Pero en todo caso resulta evidente que Mohamed bin Salmán es mucho más poderoso de lo que fue Ben Ali, a pesar de que este dirigió su país 23 años. Que la CIA disponga de una grabación que acusa al heredero saudí de ordenar que se silencie a Khashoggui no es, al parecer, suficiente motivo para que Estados Unidos defenestre a Arabia Saudí o rebaje su posición de aliado estratégico. Pero es cierto que la resolución del Senado norteamericano que culpa al heredero del asesinato y pide explicaciones a Riad ha generado una vaga pero cierta satisfacción entre quienes exigen que se depuren responsabilidades.
El columnista del Washington Post se incorpora a una lista que incluye a Churchill, Martin Luther King, Lech Walesa, o John F. Kennedy. Él representa a todos aquellos que Time llama “los guardianes”: los periodistas que cada año pierden la vida, o los torturan, o los humillan, por defender los principios de la libertad. Sin ellos, quién lo duda, el planeta sería un lugar peor.
Hasta la primera semana de diciembre, la revista ha contabilizado la muerte de 52 periodistas, todos asesinados mientras hacían su trabajo, o cuando iban a hacerlo. Mientras en papel van desapareciendo y su influencia en la red se va diluyendo por culpa del poder de Facebook, los diarios de aquí y de cualquier otro lugar se vuelven cada vez más necesarios, en cualquier formato, para defender la libertad. Para luchar contra el abuso, o la tentación misma, de quienes gobiernan las naciones.

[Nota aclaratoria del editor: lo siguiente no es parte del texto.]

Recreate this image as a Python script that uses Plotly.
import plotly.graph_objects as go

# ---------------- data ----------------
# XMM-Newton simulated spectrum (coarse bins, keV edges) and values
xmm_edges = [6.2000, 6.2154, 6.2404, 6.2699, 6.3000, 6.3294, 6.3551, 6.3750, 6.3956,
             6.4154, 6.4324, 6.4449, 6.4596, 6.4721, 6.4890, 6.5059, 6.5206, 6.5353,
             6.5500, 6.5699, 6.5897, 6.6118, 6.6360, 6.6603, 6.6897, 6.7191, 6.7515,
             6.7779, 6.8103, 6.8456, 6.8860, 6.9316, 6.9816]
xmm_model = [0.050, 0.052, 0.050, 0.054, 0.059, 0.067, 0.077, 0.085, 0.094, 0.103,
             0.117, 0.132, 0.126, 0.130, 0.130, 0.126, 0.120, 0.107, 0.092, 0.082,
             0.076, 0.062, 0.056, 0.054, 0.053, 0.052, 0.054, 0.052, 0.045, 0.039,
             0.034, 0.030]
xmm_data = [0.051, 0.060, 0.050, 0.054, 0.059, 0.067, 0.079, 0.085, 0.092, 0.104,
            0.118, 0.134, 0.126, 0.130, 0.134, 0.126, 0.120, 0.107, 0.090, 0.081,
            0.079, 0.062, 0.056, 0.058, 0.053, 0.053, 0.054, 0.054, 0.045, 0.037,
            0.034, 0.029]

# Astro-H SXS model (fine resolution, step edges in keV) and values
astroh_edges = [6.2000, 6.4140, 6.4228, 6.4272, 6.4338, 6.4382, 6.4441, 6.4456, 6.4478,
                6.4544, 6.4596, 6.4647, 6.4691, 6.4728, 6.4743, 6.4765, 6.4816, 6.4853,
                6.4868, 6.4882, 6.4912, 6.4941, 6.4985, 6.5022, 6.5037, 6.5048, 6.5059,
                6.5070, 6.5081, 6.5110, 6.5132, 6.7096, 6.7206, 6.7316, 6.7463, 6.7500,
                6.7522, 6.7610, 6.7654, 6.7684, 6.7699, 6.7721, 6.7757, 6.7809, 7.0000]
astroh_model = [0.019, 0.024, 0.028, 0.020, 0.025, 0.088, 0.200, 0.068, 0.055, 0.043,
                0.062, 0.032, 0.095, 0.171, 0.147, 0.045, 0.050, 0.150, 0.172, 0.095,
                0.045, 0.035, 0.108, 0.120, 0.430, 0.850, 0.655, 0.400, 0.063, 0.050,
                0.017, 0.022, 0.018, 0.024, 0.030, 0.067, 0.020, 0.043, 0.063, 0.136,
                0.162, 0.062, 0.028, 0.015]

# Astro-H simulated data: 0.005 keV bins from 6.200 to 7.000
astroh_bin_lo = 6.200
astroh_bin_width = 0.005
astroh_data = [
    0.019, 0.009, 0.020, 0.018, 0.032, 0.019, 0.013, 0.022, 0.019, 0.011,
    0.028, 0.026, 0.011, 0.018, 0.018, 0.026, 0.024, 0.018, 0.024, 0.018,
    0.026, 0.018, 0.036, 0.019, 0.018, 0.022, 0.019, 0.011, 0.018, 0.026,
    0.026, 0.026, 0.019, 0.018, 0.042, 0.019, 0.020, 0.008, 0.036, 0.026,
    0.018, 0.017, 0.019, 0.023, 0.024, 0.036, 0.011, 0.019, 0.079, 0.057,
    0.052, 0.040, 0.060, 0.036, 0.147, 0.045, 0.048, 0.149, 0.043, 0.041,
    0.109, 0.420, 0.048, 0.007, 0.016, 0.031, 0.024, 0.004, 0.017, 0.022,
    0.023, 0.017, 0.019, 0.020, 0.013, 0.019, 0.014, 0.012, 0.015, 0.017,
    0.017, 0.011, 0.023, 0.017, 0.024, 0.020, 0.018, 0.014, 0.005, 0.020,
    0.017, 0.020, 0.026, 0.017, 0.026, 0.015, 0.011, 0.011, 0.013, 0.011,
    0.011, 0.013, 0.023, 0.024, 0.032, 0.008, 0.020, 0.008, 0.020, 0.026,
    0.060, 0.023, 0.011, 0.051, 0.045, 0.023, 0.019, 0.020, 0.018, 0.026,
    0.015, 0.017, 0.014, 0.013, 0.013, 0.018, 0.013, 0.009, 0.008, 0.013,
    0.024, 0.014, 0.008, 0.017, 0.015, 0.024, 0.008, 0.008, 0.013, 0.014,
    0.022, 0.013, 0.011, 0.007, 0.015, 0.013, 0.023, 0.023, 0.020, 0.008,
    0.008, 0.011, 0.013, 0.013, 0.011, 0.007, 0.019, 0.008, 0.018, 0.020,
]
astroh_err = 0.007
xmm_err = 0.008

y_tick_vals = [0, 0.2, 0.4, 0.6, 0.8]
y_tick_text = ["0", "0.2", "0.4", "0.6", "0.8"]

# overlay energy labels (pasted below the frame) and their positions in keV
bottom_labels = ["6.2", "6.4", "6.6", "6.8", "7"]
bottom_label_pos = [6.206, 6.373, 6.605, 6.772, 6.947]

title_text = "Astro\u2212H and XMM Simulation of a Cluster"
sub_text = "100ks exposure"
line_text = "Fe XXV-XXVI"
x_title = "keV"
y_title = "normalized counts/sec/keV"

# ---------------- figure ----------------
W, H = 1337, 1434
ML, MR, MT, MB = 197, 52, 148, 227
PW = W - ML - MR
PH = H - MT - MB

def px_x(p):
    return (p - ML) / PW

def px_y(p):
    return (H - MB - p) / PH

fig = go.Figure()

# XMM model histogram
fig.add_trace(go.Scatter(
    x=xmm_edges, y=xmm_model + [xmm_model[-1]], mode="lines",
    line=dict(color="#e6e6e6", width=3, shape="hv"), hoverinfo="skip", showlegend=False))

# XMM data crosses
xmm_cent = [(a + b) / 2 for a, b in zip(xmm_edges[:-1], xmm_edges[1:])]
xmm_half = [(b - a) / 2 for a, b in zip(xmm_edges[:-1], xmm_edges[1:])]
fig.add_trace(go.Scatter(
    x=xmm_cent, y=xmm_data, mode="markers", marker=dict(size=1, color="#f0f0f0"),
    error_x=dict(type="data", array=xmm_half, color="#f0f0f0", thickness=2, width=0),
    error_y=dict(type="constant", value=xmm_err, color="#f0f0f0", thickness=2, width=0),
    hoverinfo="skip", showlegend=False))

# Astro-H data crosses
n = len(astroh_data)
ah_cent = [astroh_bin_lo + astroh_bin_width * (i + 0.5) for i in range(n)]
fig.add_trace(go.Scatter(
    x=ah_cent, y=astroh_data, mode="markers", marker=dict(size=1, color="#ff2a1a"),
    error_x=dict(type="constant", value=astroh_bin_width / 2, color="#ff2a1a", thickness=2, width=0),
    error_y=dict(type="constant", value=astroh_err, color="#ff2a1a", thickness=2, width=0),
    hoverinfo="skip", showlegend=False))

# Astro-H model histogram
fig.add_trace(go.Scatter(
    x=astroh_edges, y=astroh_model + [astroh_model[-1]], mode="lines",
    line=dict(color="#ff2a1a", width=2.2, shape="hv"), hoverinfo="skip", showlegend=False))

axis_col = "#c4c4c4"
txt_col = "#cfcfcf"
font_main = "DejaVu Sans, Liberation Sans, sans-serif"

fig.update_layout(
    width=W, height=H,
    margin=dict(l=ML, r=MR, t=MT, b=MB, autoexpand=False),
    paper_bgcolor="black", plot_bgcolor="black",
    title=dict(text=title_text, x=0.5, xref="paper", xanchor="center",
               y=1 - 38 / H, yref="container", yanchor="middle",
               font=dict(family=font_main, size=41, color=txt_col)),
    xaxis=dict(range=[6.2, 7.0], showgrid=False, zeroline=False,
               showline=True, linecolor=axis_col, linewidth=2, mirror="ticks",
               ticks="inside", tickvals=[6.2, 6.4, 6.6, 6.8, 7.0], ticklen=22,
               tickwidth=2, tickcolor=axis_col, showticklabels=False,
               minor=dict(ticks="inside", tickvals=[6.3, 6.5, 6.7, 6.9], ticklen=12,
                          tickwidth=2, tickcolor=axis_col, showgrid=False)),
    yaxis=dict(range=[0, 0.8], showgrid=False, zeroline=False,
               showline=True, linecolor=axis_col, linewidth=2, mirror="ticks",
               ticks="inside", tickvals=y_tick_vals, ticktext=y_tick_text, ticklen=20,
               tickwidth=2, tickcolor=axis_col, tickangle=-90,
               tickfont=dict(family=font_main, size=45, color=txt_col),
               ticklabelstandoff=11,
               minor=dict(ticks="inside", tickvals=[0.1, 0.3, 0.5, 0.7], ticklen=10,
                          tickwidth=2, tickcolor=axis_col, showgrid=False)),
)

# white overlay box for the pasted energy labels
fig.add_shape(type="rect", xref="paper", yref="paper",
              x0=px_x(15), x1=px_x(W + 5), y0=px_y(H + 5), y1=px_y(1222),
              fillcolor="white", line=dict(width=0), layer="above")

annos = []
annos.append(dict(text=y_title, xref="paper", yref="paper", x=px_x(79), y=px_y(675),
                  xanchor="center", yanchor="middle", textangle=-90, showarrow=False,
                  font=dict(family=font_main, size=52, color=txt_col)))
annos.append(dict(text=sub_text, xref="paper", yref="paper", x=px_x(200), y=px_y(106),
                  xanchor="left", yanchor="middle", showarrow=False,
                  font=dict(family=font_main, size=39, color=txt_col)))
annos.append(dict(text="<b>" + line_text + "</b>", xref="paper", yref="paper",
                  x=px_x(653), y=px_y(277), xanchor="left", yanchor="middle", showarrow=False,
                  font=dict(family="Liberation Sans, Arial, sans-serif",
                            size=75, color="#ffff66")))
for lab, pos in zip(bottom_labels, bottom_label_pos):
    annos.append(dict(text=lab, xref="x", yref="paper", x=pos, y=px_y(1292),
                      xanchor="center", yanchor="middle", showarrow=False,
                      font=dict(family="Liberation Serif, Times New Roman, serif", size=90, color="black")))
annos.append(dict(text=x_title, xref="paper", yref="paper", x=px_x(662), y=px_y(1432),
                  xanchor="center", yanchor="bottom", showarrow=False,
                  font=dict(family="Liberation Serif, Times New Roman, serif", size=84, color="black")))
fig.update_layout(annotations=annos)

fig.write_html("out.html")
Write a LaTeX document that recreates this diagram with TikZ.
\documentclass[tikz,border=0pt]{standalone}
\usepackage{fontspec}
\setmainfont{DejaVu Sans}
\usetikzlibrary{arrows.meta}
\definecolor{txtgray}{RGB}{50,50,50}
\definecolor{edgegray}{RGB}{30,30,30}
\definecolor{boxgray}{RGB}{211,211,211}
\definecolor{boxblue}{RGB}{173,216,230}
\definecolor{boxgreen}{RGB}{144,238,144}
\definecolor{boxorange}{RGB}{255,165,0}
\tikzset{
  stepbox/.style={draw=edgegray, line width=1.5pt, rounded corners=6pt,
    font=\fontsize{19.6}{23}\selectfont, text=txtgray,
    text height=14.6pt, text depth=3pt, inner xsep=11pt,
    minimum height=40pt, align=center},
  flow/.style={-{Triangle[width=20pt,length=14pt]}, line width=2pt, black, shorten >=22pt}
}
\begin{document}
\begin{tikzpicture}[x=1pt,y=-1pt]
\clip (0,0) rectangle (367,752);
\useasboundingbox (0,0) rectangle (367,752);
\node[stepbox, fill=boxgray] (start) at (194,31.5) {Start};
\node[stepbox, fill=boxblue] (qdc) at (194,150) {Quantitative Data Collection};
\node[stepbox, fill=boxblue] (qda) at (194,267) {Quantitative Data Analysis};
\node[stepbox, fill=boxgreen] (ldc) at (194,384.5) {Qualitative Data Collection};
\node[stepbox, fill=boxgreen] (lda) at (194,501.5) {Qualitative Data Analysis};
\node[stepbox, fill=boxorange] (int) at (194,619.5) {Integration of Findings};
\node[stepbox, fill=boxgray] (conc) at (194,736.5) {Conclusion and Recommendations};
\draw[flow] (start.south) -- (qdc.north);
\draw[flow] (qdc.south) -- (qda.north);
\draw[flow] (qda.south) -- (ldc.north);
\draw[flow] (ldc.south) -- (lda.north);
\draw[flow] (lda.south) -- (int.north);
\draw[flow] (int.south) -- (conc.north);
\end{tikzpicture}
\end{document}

A Khashoggi lo mataron con toda crueldad en una delegación diplomática a 3.000 kilómetros de su país y a 8.000 de Washington, la capital de la nación en la que se había exiliado. Imaginen lo que les ocurriría, no solo a los periodistas, si no hubiera quien tuviera la valentía de denunciar a los dictadores, a los asesinos. Si no hubiera periodistas que poseyeran, como el articulista saudí, el coraje de jugarse la vida para proteger las de los demás.